Guests at Fuji Japanese Steak House marvel at flame-filled performances, where chefs in red hats cook up shrimp, steak, and veggies at tableside hibachi grills. Amid the spectacle, servers weave between tables to deliver an array of Chinese, Thai, and Japanese dishes such as kung pao chicken, pad thai with beef, and seafood tempura.
At Tokyo Sushi & Grill, chefs spin out plates of authentic Asian eats alongside a sumptuous spread of quality sushi. Fish fans can fill their tuna tanks with mouthwatering morsels of white tuna ($2.25), yellowtail ($2.25), belly tuna ($4.25), or spicy tuna ($6.50), or mix and match any number of specialty sushi items to create a custom conglomeration of fresh fish, sticky rice, and chopped veggies. Complementing the sushi-heavy repertoire, Tokyo Sushi & Grill draws from the deep wells of Japanese and Thai culinary traditions. The shrimp tempura finds deep-fried succulent jumbo shrimp sharing prime plate real estate with battered vegetables and a tangy dipping sauce ($7.95 for lunch; $9.95 for dinner), and the crazy noodles entree earns its name by throwing together egg noodles, onions, carrots, pea pods, and bean sprouts in a mad mash-up, paired with your choice of protein and 17 copies of The Catcher in the Rye ($7.95–$10.95).
Sushi may be in the name, but there's much more to Cafe Sushi than Japanese cuisine. The restaurant's expansive menu covers almost the entirely of East Asia, with Mongolian beef, Thai-inspired spring rolls, and chili tofu to go with 30 specialty sushi rolls.
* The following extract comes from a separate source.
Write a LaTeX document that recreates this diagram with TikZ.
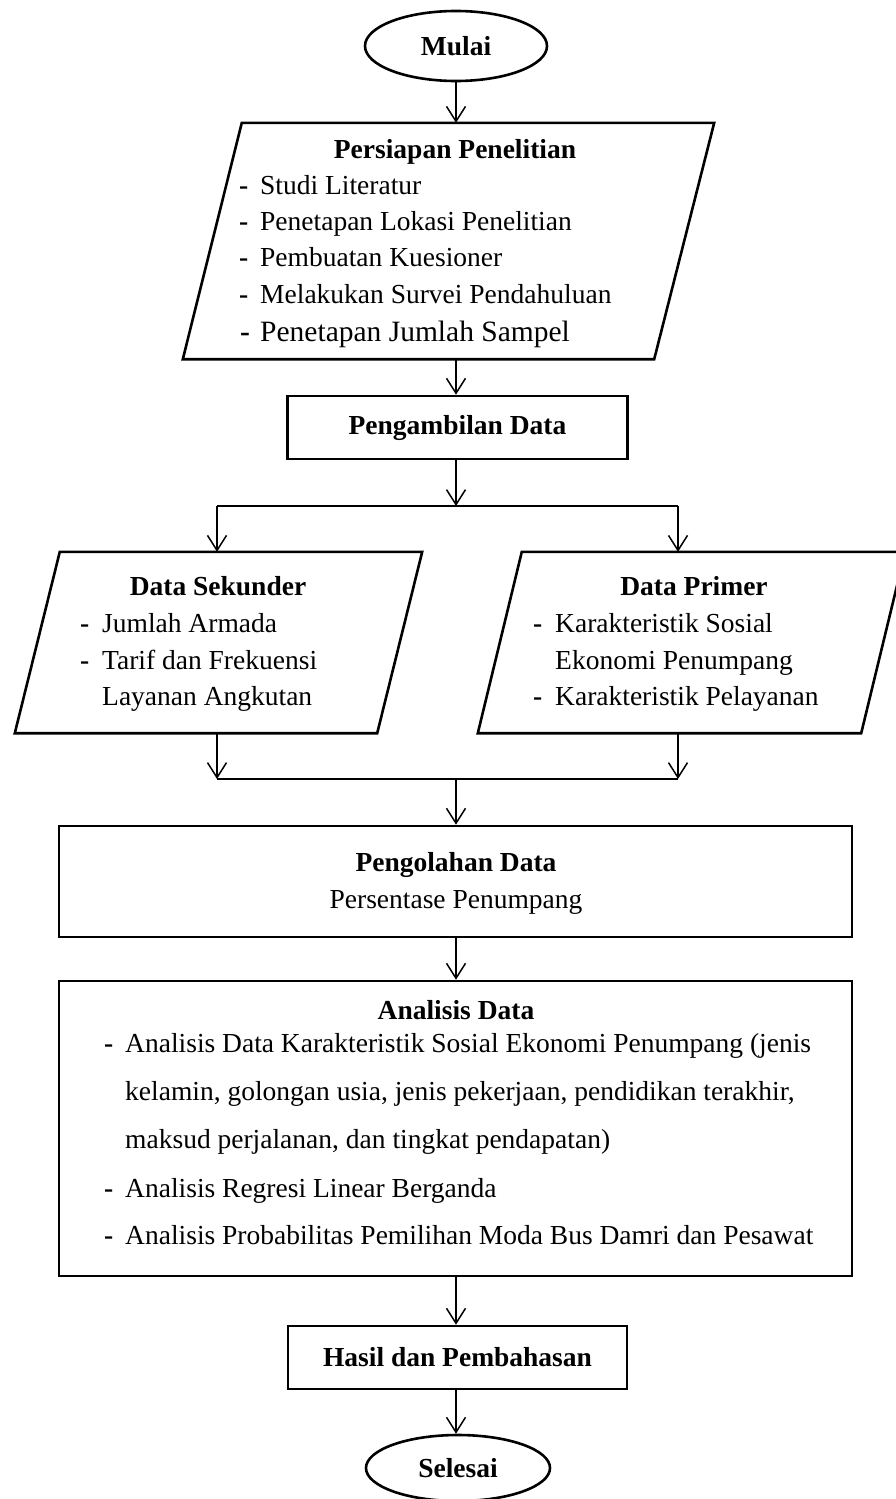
\documentclass[tikz,border=0pt]{standalone}
\usepackage{fontspec}
\setmainfont{Liberation Serif}
\usetikzlibrary{arrows.meta,shapes.geometric}
\begin{document}
\begin{tikzpicture}[x=1pt,y=-1pt,
  outl/.style={draw, line width=2.6pt},
  box/.style={outl, rectangle, inner sep=0pt, font=\fontsize{27.5}{33}\selectfont\bfseries},
  term/.style={outl, ellipse, inner sep=0pt, font=\fontsize{27.5}{33}\selectfont\bfseries},
  frame/.style={rectangle, inner sep=0pt},
  arr/.style={line width=1.5pt, -{Straight Barb[length=15pt,width=19pt,line width=1.5pt]}},
  bar/.style={line width=2.6pt},
  txt/.style={font=\fontsize{27.5}{33}\selectfont, inner sep=0pt, anchor=base west},
  hd/.style={font=\fontsize{27.5}{33}\selectfont\bfseries, inner sep=0pt, anchor=base},
  ctr/.style={font=\fontsize{27.5}{33}\selectfont, inner sep=0pt, anchor=base},
]
\useasboundingbox (0,0) rectangle (895,1499);
\newcommand{\dsh}[1]{\makebox[#1][l]{\bfseries -}}

% terminals
\node[term, minimum width=182pt, minimum height=70pt] (start) at (456,46) {Mulai};
\node[term, minimum width=184pt, minimum height=66pt] (stop) at (458,1468) {Selesai};

% preparation (parallelogram)
\node[frame, minimum width=531pt, minimum height=236pt] (prep) at (448.5,241) {};
\draw[outl] ([xshift=59pt]prep.north west) -- (prep.north east)
  -- ([xshift=-60pt]prep.south east) -- (prep.south west) -- cycle;
\node[hd] (prepT) at (455,158) {Persiapan Penelitian};
\node[txt] (prep1) at (239,194) {\dsh{21pt}Studi Literatur};
\node[txt] (prep2) at (239,230) {\dsh{21pt}Penetapan Lokasi Penelitian};
\node[txt] (prep3) at (239,266) {\dsh{21pt}Pembuatan Kuesioner};
\node[txt] (prep4) at (239,303) {\dsh{21pt}Melakukan Survei Pendahuluan};
\node[txt, font=\fontsize{29.5}{35}\selectfont] (prep5) at (240,341) {\dsh{20pt}Penetapan Jumlah Sampel};

% data collection
\node[box, minimum width=340pt, minimum height=63pt] (ambil) at (457.5,427.5) {Pengambilan Data};

% secondary data (parallelogram)
\node[frame, minimum width=407pt, minimum height=181pt] (sek) at (218.5,642.5) {};
\draw[outl] ([xshift=45pt]sek.north west) -- (sek.north east)
  -- ([xshift=-45pt]sek.south east) -- (sek.south west) -- cycle;
\node[hd] (sekT) at (218,595) {Data Sekunder};
\node[txt] (sek1) at (80,632) {\dsh{22pt}Jumlah Armada};
\node[txt] (sek2) at (80,669) {\dsh{22pt}Tarif dan Frekuensi};
\node[txt] (sek3) at (102,705) {Layanan Angkutan};

% primary data (parallelogram)
\node[frame, minimum width=427pt, minimum height=181pt] (pri) at (691.5,642.5) {};
\draw[outl] ([xshift=44pt]pri.north west) -- (pri.north east)
  -- ([xshift=-44pt]pri.south east) -- (pri.south west) -- cycle;
\node[hd] (priT) at (694,595) {Data Primer};
\node[txt] (pri1) at (533,632) {\dsh{22pt}Karakteristik Sosial};
\node[txt] (pri2) at (555,669) {Ekonomi Penumpang};
\node[txt] (pri3) at (533,705) {\dsh{22pt}Karakteristik Pelayanan};

% processing
\node[box, minimum width=793pt, minimum height=111pt] (olah) at (455.5,881.5) {};
\node[hd] (olahT) at (456,871) {Pengolahan Data};
\node[ctr] (olah1) at (456,908) {Persentase Penumpang};

% analysis
\node[box, minimum width=793pt, minimum height=295pt] (anal) at (455.5,1128.5) {};
\node[hd] (analT) at (456,1019) {Analisis Data};
\node[txt] (anal1) at (104,1052) {\dsh{21pt}Analisis Data Karakteristik Sosial Ekonomi Penumpang (jenis};
\node[txt] (anal2) at (125,1100) {kelamin, golongan usia, jenis pekerjaan, pendidikan terakhir,};
\node[txt] (anal3) at (125,1148) {maksud perjalanan, dan tingkat pendapatan)};
\node[txt] (anal4) at (104,1197) {\dsh{21pt}Analisis Regresi Linear Berganda};
\node[txt] (anal5) at (104,1244) {\dsh{21pt}Analisis Probabilitas Pemilihan Moda Bus Damri dan Pesawat};

% results
\node[box, minimum width=339pt, minimum height=63pt] (hasil) at (457.5,1357.5) {Hasil dan Pembahasan};

% connectors
\coordinate (split) at (456,506);
\coordinate (splitL) at (217,506);
\coordinate (splitR) at (678,506);
\coordinate (joinL) at (217,779);
\coordinate (joinR) at (678,779);
\coordinate (join) at (456,779);

\draw[arr] (start.south) -- (start.south |- prep.north);
\draw[arr] (start.south |- prep.south) -- (start.south |- ambil.north);
\draw[arr] (start.south |- ambil.south) -- (split);
\draw[bar] (splitL) -- (splitR);
\draw[arr] (splitL) -- (splitL |- sek.north);
\draw[arr] (splitR) -- (splitR |- pri.north);
\draw[arr] (splitL |- sek.south) -- (joinL);
\draw[arr] (splitR |- pri.south) -- (joinR);
\draw[bar] (joinL) -- (joinR);
\draw[arr] (join) -- (join |- olah.north);
\draw[arr] (join |- olah.south) -- (join |- anal.north);
\draw[arr] (join |- anal.south) -- (join |- hasil.north);
\draw[arr] (join |- hasil.south) -- (join |- stop.north);
\end{tikzpicture}
\end{document}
Guests who wish to channel their inner chef can order the sukiyaki or shabu-shabu dishes and cook their own meals using a hot pot or wok right at the table. The restaurant's private tatami rooms offer a classic Japanese dining experience. Cushions on the floor serve as seating around low tables, and meals are eaten with chopsticks rather than the traditional American foam fingers.
Yorokobi Sushi head chefs Dimitri Bonnville and Atipong Sirivongkhanth masterfully layer an assortment of sushi-grade fish, vegetables and creative trimmings into a menu of specialty rolls and noodle dishes. Coconut shrimp, mango, cream cheese, and avocado send taste buds on a tropical trip inside the Paradise roll, and the Luxury roll raises property values inside the belly with tuna, eel, salmon roe, avocado, and onion drizzled with luscious honey miso and wasabi mayo. Pink petals of high-quality salmon and tuna shape the Cherry Blossom roll, a flower-shaped delicacy with an avocado center embellished with the roe of flying fish. Yorokobi's yaki soba entree tangles chicken or beef in a knot of egg noodles with peppers, onion, mushroom, broccoli, carrot, and a house-made sauce, and the yaki udon dish follows suit using rice-based strands to lasso rowdy teeth.
At Shogun Japanese and Chinese Bistro, cooks amass an army of fresh ingredients to fire up on a griddle at diners’ tables. Here, shrimp, calamari, and sirloin morph into hibachi-style dinners as they sizzle in the heat and tumble through the air with the help of the chef’s spatula. Fresh fish and rice converge to form sushi such as the crispy roll #24, whose salmon and yellowtail flaunt a sauce as sweet and spicy as a valentine from a jalapeño pepper. The Chinese section of the menu brims with house specialties such as beef with stir-fried string beans and family-style meals of shrimp kow and almond chicken.
Inside Kyoto Japanese Steak House, guests sit at large hibachi tables with a close-up view of chefs cooking scallops, filet mignon, chicken, and lobster. More than 80 traditional Japanese and Thai dishes are grilled up by hibachi chefs, and 25 specialty rolls take shape in the hands of sushi chefs, who combine ingredients such as soft-shell-crab tempura, flounder, and submarine meat. Above the dark-wood floor of the dining room, a curved bar serves up sake and fruit-infused cocktails.